Search the data for the string "that" and gather each line it is in.

+++

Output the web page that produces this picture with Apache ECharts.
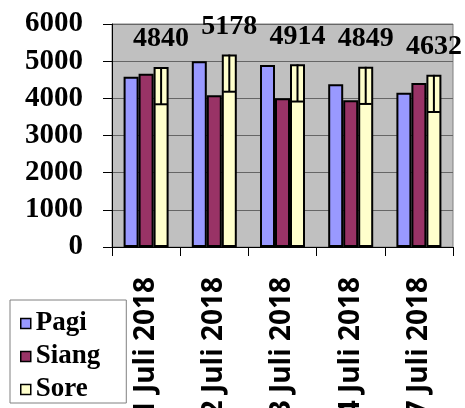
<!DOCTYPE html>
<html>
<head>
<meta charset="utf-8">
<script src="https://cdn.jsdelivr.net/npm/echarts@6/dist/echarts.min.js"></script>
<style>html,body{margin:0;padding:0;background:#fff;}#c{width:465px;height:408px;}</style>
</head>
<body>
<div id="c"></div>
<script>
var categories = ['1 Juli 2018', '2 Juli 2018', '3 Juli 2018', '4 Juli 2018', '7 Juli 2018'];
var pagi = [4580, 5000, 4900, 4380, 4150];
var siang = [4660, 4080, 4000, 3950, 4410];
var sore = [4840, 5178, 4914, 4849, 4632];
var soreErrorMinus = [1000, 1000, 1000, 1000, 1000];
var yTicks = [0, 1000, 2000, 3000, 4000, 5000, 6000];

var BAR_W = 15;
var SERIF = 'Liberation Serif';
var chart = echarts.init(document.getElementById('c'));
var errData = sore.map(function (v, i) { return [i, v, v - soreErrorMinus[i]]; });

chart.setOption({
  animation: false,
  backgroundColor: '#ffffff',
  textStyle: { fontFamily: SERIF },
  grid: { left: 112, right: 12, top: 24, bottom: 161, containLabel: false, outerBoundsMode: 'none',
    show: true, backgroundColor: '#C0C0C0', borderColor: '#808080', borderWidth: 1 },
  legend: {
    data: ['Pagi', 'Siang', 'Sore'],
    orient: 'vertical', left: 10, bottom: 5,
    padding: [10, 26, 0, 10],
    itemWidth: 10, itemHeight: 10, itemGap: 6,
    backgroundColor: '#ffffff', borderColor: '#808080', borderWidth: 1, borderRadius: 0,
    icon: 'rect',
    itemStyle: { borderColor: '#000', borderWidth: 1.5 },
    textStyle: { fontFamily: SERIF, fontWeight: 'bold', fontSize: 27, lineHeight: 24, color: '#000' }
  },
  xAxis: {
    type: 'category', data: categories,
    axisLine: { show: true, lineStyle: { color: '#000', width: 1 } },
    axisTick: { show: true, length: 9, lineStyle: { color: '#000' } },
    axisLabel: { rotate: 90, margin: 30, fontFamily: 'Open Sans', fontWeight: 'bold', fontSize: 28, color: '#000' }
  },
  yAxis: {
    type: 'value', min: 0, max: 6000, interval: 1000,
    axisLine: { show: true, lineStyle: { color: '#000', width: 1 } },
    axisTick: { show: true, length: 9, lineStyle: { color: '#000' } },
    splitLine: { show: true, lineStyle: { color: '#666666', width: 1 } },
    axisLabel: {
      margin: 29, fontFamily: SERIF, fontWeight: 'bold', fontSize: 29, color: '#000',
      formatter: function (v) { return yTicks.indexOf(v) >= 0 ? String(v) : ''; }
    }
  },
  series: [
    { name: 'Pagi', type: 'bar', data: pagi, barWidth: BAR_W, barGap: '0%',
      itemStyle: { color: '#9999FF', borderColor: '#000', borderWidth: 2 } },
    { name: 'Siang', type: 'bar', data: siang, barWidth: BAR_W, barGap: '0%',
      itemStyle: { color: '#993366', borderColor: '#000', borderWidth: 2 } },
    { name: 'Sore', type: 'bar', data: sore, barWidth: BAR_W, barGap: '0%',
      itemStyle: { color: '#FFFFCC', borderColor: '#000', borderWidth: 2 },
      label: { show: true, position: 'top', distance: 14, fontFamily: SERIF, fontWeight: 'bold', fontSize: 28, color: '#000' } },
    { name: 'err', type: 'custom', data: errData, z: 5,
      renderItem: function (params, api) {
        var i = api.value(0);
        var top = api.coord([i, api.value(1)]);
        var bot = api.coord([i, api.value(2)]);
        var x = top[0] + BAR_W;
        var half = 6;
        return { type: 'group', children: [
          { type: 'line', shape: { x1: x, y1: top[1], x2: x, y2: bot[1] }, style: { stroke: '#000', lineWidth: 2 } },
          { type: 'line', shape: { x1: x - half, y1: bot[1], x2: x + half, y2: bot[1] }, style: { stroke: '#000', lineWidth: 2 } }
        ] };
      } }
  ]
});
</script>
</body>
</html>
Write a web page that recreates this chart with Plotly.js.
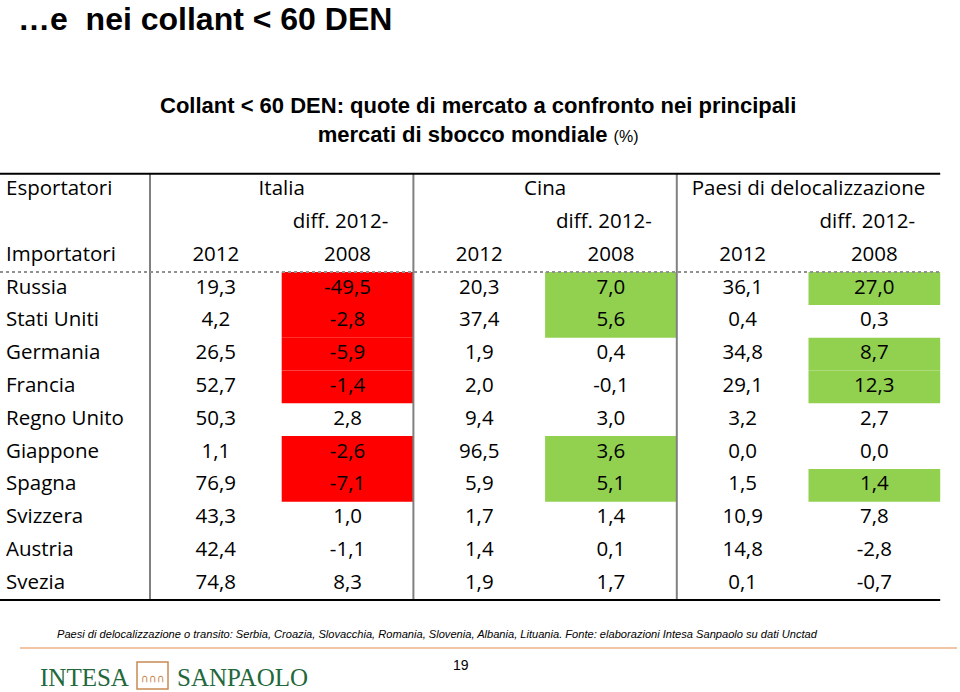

+++

FINAL RESULT:
Output the web page that produces this picture with Apache ECharts.
Write a web page that recreates this chart with Plotly.js.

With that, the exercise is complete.